Friday, September 28, 2007

My New Creation: Porcini-Cabernet Sausage

Butcher Son came home from his new gig in the meat department at Roberts of Woodside the other day asking about new flavors of sausages for them to make. I gave this some thought and came up with several, most of which he shot down. Hrmmpph, see if I help him again. But I did. I actually decided to make one of my own suggestions this week, a Porcini-Cabernet Sausage. I thought it wouldn’t be too terribly difficult to figure out amounts and ingredients, not too expensive to make, and would be a great accompaniment to a pasta dish. So yesterday, after having baked too many loaves of banana and pumpkin breads, I sliced some up, packed it in with some homemade Peach/Ginger Butter and headed up to Roberts to barter for some sausage casings. Needless to say, they were happy to oblige. (They had already learned I make a mean pickle and some kick-ass cinnamon rolls.)

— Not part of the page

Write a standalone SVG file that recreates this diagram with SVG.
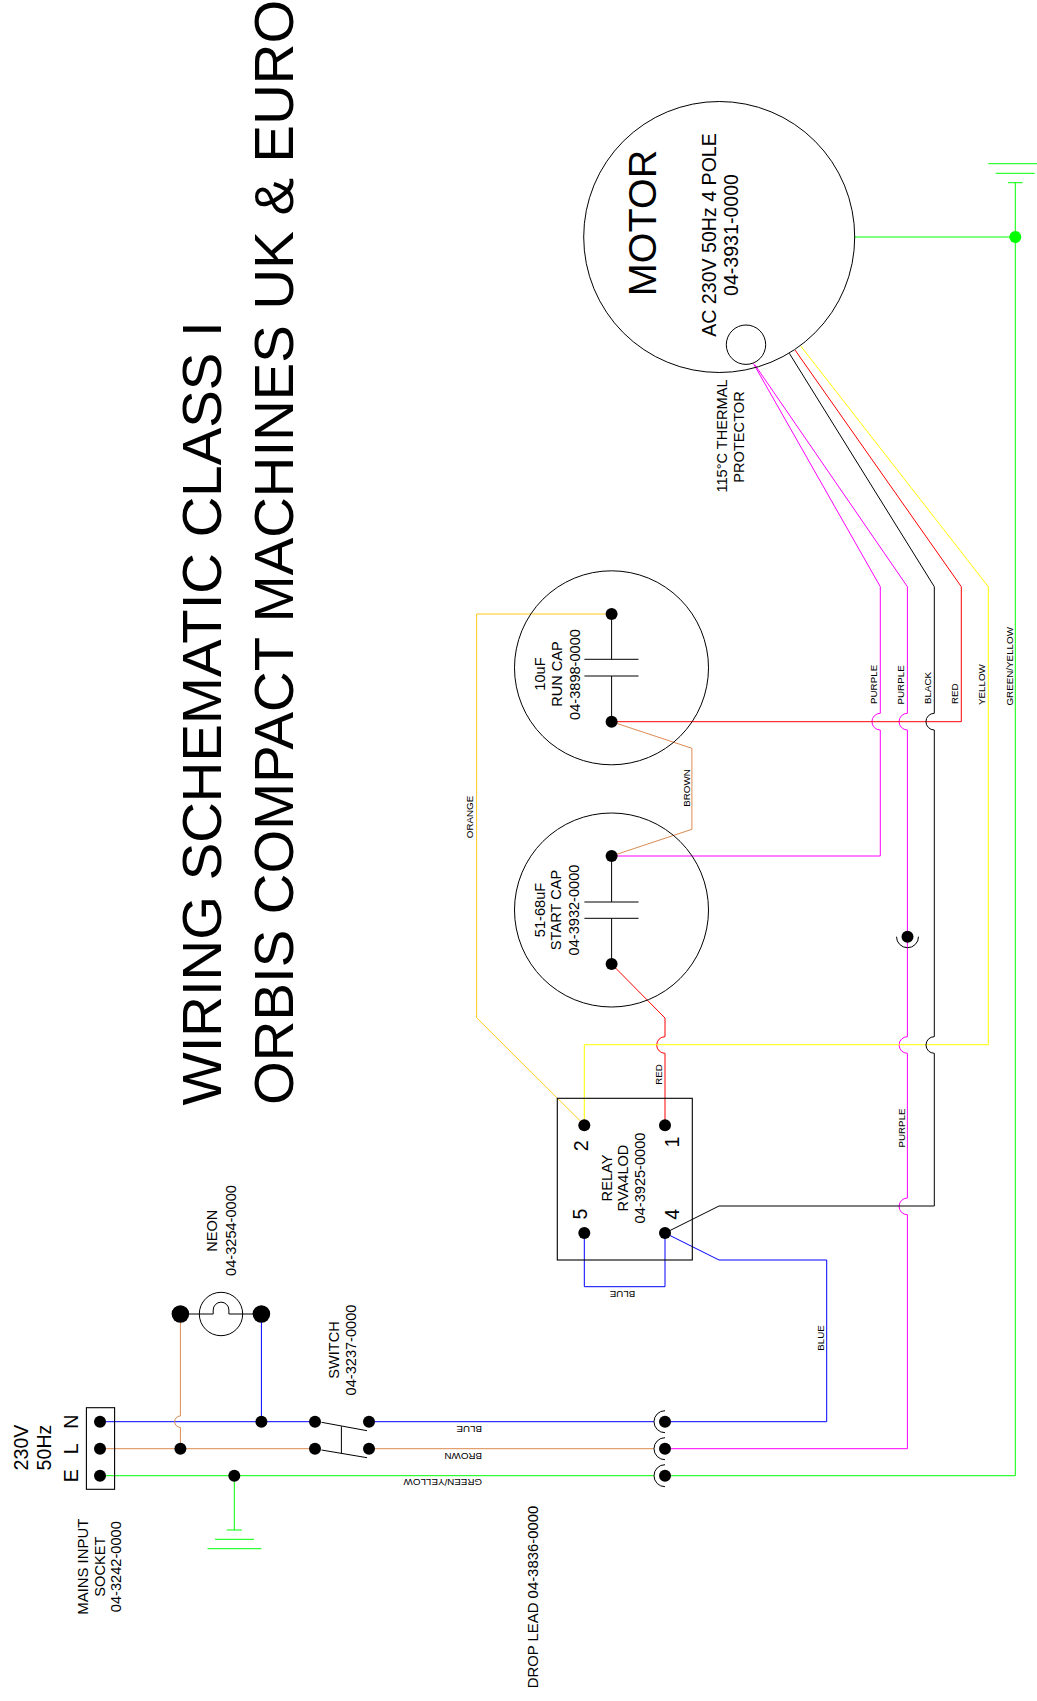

So today, I embarked on my first-ever excursion to develop a recipe for sausage. I got out my two buck Chuck, went and harvested some fresh thyme from my backyard, and set to work. It wasn’t too hard, and came together without so much as a hiccup. I fried up a test batch before casing it, and sure enough, it was very tasty. So this afternoon, we set up my fifteen-year-old Kitchen Aid mixer with the grinder and sausage attachments and made up some links. While I have not cooked them yet, I have faith, and so does my son…he took three of them up to the store for the owner and butchers to taste.

Porcini-Cabernet Sausage

1 oz dried porcini
2 cups cabernet sauvignon (I used Two Buck Chuck)
2 lbs ground pork
2 t fresh thyme
3 garlic cloves, finely minced
1 t coarse salt
1 t coarse black pepper
Optional: 1 cup shredded parmesan or asiago cheese

Heat wine to boil and take off heat. Add porcini and soak for 30-60 minutes. Remove porcini and bring remaining wine to a boil, reducing to ½ cup. Cool (use ice water bath to shorten cooling time). Finely chop porcini. In large bowl, mix pork, porcini, thyme, garlic, salt and pepper, as well as the reduced ½ cup of wine. Mix thoroughly and refrigerate for 2 hours. Stuff into casings. Refrigerate for up to 5 days or freeze.

To cook, fry in a bit of oil until brown on all sides, then add in ½ cup of water and cover. Cook until water boils away. Serve.

1 comment:

Tartelette said...

Oh wow! This sounds like a winner! (I was goign to make a bad pun..ehehe!)
If the butcher is not taker, I know I am!